• **Exercise goal**:
Work through the data below and give the number of lines holding "draws", nothing more.

• **Information supplied**:
★ ★ ★ ★ ★ ★ ★

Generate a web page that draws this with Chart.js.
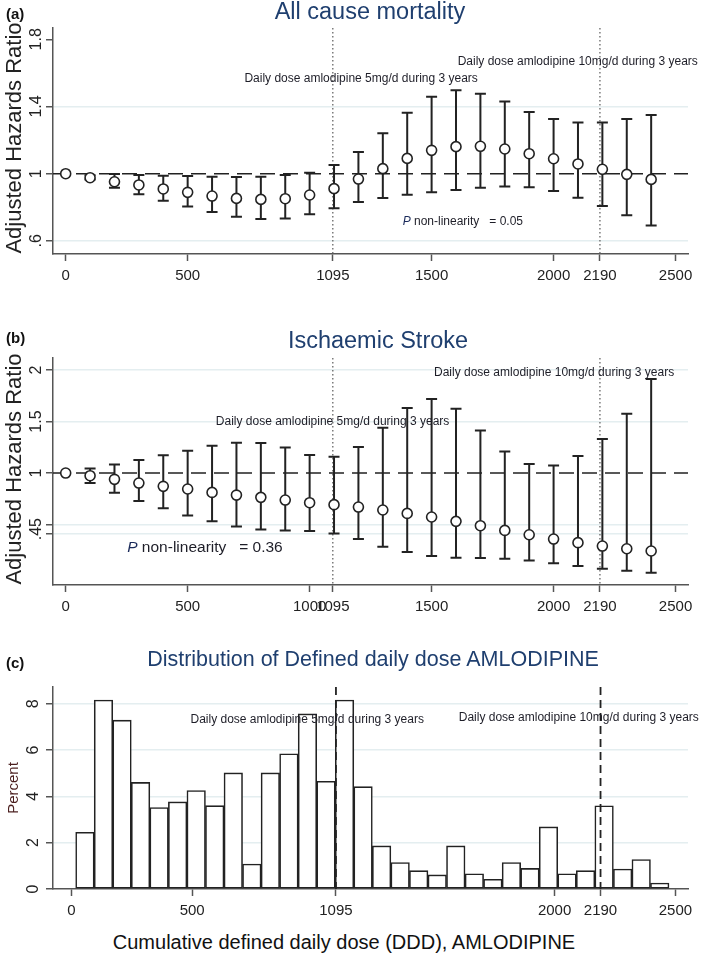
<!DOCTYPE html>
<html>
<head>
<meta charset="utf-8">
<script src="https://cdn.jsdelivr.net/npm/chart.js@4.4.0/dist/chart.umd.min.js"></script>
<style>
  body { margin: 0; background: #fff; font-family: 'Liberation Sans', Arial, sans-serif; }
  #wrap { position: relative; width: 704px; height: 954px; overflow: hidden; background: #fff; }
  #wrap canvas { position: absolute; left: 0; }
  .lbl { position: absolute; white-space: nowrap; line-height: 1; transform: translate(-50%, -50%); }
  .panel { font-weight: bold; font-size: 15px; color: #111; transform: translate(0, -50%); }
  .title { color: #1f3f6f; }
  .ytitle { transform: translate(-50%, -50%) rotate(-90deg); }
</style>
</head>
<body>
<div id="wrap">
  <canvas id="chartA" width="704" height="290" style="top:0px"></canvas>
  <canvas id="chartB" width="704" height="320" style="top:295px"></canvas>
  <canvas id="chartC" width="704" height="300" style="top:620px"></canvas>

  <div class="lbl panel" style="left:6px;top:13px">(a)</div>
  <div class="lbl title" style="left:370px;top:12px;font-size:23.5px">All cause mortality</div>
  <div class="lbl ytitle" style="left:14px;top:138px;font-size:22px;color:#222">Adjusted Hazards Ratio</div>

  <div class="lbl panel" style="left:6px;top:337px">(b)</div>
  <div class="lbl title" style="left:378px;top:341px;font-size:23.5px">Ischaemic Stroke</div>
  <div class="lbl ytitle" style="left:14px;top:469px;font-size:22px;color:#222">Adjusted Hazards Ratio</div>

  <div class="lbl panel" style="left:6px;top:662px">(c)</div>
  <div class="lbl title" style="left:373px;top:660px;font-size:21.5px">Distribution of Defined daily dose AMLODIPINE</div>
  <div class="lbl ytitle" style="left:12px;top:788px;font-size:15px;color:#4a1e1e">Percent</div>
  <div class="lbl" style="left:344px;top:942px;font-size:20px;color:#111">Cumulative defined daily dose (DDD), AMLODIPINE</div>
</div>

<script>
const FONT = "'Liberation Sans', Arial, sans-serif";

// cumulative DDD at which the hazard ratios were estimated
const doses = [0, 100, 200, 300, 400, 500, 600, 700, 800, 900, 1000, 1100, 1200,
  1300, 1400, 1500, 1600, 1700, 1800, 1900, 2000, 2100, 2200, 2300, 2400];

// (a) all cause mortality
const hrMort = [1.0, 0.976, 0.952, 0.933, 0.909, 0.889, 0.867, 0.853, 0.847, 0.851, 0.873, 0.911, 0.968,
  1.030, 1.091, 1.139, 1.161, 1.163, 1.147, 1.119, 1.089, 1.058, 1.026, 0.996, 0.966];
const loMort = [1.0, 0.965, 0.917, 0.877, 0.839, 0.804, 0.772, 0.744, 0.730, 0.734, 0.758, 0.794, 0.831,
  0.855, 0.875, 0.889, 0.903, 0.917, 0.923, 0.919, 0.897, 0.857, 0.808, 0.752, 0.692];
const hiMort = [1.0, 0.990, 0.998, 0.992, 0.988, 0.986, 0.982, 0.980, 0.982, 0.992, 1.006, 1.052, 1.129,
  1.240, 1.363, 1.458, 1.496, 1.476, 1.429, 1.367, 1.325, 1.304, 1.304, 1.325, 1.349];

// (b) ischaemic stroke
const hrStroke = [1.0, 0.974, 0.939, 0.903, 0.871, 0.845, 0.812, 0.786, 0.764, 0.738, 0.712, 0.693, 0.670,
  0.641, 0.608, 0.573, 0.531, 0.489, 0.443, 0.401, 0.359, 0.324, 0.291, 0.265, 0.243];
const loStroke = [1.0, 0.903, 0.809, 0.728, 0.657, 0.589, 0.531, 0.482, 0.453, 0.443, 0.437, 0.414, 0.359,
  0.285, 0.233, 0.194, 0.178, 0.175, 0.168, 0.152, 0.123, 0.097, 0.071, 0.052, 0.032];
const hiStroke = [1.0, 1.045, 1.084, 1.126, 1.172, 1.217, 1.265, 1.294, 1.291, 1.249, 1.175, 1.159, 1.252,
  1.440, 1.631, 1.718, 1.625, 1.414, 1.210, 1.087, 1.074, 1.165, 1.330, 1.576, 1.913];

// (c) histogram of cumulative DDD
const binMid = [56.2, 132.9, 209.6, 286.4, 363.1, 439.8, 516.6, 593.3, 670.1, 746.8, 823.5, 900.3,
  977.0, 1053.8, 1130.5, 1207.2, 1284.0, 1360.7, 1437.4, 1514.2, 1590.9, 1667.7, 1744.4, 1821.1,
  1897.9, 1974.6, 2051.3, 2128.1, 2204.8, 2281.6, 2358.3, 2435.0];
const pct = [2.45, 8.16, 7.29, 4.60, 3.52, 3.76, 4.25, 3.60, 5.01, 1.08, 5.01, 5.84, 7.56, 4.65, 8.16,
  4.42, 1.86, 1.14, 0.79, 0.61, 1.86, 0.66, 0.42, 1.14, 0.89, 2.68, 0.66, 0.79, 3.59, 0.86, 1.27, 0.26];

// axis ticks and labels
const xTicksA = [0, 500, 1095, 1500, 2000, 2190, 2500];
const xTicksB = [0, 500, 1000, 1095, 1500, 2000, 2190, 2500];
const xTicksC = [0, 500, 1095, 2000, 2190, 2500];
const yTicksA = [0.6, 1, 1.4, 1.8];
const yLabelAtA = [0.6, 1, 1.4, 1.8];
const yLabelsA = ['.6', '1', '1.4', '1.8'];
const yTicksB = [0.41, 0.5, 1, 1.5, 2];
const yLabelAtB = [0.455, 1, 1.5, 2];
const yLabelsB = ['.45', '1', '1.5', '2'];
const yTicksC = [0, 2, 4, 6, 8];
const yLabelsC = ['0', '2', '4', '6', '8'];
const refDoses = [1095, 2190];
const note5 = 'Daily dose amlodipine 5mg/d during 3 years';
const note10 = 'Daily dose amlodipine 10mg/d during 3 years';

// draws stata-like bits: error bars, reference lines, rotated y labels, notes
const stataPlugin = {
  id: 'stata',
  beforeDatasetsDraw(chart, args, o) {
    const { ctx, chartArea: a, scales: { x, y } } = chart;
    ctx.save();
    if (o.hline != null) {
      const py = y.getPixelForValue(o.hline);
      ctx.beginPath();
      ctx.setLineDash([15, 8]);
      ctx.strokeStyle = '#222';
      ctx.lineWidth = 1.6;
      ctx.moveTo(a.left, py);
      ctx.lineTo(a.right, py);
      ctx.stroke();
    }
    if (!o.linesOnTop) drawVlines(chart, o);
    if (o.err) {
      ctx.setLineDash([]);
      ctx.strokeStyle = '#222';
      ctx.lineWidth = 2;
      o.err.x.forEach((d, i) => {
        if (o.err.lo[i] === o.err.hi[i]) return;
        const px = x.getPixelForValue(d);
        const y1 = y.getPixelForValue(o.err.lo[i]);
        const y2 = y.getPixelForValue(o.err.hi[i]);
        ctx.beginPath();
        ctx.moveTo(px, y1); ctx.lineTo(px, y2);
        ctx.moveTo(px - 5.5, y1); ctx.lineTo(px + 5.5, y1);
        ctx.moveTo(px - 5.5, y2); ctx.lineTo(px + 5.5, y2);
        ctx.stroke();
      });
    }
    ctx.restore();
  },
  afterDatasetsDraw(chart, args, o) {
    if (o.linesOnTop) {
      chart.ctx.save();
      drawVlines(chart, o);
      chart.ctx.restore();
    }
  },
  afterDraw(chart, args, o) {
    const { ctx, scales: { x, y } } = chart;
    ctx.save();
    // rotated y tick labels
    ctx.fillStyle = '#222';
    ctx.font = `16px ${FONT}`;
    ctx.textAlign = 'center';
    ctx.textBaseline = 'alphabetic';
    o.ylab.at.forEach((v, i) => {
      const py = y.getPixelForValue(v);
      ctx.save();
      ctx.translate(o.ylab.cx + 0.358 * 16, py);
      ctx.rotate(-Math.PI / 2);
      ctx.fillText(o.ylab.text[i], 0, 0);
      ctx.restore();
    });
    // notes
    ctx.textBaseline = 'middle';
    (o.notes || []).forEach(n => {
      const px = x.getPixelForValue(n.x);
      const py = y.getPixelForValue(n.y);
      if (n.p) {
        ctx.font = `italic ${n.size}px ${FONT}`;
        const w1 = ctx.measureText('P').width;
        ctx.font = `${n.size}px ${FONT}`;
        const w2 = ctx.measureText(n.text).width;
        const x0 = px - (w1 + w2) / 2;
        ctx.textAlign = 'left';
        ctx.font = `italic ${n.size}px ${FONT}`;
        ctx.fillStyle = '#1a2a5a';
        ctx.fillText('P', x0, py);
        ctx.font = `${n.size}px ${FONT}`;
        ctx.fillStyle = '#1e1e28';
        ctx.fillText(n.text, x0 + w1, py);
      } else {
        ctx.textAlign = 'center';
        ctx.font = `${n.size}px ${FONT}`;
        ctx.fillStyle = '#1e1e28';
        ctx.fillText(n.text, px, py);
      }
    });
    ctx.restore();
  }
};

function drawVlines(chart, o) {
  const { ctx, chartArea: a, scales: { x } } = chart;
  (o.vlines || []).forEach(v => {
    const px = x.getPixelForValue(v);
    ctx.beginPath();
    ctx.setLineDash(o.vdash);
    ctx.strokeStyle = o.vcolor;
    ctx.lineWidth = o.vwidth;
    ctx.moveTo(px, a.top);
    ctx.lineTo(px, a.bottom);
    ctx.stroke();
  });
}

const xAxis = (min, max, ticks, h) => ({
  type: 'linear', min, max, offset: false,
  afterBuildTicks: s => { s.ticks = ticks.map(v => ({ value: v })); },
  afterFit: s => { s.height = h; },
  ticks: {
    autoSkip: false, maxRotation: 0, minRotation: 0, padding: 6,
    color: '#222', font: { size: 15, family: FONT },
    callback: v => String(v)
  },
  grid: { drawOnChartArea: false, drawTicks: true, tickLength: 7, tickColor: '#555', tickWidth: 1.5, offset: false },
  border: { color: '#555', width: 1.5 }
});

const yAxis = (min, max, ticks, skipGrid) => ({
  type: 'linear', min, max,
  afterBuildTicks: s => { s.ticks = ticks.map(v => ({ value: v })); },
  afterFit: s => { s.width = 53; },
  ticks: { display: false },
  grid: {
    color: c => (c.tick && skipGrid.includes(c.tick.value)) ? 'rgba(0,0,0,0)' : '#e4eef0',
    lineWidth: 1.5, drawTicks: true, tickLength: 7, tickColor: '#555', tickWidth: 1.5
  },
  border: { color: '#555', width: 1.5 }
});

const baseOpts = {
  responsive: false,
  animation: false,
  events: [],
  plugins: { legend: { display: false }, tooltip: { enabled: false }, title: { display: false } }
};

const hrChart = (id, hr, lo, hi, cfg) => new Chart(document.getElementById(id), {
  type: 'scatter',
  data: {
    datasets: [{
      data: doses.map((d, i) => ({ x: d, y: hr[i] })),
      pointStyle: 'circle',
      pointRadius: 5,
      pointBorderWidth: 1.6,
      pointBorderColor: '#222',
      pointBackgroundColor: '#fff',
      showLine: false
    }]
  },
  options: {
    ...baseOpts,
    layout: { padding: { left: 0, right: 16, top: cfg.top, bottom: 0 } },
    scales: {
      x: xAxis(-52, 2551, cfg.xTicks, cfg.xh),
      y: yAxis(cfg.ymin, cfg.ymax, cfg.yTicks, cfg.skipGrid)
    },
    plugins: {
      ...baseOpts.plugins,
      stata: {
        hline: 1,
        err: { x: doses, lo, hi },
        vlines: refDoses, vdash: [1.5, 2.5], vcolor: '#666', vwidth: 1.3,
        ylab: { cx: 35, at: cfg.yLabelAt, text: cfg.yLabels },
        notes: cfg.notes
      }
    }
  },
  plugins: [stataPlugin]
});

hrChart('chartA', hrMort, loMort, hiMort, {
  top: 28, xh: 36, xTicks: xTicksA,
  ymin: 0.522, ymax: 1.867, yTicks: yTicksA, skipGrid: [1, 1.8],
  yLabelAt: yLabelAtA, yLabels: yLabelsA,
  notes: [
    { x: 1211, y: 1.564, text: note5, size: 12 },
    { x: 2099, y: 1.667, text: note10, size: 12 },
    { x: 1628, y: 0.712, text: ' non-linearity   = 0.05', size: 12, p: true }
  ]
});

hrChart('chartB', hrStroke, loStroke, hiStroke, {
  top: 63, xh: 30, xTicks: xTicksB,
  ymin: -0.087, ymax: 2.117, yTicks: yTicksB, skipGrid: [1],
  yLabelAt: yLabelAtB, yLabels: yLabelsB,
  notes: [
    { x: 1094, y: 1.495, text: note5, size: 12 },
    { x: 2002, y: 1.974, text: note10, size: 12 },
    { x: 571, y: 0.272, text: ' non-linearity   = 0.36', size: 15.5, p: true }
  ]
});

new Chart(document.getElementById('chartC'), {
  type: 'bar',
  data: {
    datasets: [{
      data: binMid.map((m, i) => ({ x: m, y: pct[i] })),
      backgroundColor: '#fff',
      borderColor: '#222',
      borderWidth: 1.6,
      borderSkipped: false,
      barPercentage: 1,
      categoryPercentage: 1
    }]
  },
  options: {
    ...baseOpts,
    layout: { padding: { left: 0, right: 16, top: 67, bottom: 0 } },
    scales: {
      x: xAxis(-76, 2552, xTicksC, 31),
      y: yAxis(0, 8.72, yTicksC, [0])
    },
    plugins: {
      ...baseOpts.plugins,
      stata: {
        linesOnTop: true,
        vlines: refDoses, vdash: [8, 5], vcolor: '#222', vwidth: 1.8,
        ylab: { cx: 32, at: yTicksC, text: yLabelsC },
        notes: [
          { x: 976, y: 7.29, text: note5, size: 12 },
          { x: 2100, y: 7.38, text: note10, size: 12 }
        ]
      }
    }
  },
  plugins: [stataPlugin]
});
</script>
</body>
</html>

★ ★ ★ ★ ★ ★ ★

• **Response below**:
2